▶ **The task**: Determine how many lines contain the string "image". Respond with that number and nothing more.

▶ **Data supplied**:
#####

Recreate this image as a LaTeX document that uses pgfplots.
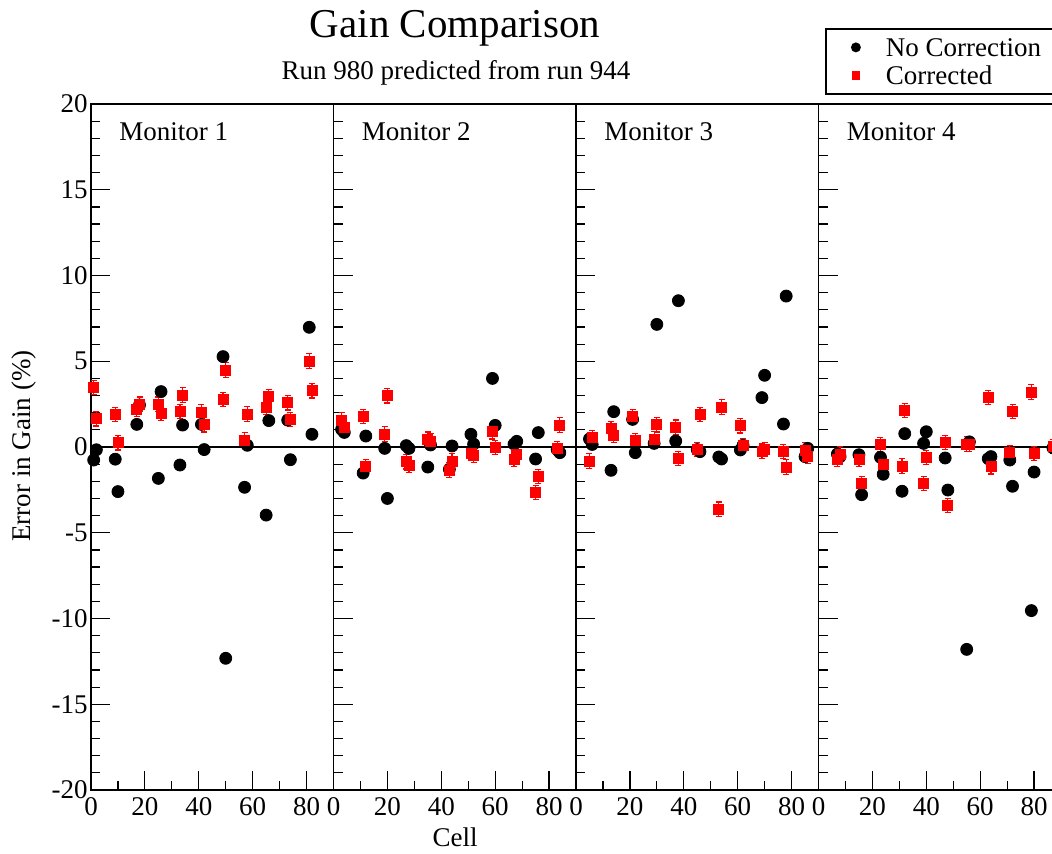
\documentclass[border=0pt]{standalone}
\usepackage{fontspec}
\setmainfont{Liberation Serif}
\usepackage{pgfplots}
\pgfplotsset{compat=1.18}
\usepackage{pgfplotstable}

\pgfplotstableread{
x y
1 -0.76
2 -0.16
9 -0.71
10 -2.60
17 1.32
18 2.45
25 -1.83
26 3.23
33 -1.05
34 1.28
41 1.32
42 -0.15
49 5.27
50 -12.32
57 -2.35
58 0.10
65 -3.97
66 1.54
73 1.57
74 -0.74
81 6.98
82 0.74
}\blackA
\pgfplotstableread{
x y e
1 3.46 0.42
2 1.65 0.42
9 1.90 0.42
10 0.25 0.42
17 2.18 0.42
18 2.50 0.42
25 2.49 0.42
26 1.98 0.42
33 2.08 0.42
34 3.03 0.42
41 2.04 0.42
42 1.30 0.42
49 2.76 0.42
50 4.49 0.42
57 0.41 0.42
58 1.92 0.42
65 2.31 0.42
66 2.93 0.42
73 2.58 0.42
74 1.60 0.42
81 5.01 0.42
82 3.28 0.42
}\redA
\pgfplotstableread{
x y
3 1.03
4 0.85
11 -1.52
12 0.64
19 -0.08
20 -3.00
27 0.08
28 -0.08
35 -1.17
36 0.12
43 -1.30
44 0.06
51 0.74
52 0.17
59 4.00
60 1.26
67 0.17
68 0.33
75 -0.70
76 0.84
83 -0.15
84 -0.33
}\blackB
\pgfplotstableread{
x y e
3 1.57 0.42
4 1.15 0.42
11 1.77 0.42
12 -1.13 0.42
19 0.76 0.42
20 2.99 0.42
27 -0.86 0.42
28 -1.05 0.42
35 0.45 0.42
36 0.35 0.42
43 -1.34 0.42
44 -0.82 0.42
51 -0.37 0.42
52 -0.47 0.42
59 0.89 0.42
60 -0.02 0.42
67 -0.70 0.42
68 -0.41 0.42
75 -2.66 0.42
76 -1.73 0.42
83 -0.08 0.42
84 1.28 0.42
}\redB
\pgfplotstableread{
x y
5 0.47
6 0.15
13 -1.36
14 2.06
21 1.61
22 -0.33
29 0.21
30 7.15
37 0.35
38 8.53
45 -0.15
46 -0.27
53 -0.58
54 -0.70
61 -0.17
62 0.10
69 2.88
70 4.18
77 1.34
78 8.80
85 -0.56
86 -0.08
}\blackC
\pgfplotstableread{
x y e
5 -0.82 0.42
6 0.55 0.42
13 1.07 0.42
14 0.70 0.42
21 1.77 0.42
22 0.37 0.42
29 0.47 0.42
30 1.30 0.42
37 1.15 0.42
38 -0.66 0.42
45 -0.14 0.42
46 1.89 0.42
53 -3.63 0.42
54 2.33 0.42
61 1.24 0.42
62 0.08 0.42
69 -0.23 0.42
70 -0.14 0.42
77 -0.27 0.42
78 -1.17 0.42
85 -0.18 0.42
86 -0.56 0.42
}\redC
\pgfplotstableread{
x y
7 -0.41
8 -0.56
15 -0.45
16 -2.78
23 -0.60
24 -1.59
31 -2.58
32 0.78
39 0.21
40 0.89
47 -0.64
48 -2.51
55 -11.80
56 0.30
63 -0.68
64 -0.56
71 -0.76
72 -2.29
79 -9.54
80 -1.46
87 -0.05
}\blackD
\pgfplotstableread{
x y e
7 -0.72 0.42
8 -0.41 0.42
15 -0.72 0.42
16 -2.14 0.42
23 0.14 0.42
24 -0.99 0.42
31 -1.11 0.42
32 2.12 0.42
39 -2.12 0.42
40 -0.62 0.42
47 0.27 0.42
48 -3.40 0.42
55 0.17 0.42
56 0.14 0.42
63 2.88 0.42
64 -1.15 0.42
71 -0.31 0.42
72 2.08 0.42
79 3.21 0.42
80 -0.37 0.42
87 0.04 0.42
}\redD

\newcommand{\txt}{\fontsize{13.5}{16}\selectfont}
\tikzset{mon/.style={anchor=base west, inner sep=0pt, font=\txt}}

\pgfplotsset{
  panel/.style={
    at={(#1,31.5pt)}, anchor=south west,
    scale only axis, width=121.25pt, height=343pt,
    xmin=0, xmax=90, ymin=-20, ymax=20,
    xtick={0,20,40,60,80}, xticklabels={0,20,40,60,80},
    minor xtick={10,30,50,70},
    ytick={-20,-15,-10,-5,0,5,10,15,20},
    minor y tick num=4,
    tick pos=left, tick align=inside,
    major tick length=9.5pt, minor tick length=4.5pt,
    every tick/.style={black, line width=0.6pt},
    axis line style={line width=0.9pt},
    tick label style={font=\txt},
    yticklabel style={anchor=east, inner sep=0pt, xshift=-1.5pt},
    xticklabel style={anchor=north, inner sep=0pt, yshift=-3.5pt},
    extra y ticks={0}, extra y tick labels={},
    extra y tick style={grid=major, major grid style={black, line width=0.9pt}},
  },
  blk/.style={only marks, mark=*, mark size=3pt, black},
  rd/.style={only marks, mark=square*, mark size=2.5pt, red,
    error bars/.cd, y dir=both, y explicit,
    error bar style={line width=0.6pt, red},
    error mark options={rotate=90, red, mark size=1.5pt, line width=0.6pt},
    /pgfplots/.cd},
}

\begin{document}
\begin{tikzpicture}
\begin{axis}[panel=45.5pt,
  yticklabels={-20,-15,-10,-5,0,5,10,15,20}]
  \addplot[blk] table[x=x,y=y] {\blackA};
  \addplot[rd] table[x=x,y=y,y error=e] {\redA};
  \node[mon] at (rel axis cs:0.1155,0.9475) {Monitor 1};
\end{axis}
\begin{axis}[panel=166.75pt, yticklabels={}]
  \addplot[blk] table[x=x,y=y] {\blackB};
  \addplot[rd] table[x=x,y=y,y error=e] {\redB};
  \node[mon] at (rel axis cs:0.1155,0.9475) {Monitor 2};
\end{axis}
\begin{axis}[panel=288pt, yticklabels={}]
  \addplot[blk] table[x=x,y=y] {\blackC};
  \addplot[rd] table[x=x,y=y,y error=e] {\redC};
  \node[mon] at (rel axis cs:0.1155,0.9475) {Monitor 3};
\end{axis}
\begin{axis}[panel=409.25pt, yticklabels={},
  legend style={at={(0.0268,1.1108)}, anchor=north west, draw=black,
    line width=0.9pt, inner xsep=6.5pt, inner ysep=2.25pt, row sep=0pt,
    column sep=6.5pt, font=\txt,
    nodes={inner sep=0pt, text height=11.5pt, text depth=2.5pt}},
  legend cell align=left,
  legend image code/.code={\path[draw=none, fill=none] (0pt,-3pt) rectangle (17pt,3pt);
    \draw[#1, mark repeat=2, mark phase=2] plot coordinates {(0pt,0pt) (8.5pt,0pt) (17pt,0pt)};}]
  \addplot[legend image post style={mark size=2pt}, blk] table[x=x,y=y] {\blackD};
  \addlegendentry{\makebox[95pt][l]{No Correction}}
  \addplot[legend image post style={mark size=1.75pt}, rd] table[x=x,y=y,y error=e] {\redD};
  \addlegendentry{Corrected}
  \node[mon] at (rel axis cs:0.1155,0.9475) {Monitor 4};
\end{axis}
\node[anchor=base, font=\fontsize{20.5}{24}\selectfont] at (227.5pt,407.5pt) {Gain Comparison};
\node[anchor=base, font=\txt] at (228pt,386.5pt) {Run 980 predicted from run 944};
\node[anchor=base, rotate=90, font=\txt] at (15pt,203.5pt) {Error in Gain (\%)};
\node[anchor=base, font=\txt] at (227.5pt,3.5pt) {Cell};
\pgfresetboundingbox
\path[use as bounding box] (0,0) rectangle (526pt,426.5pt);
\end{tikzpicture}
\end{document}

#####

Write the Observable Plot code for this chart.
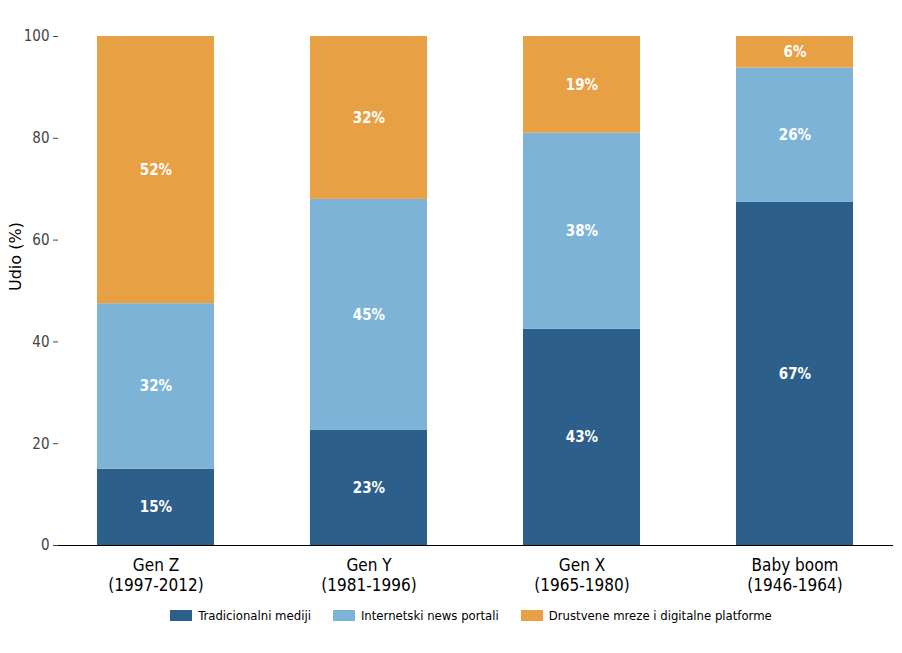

#####

▶ **Expected answer**: 4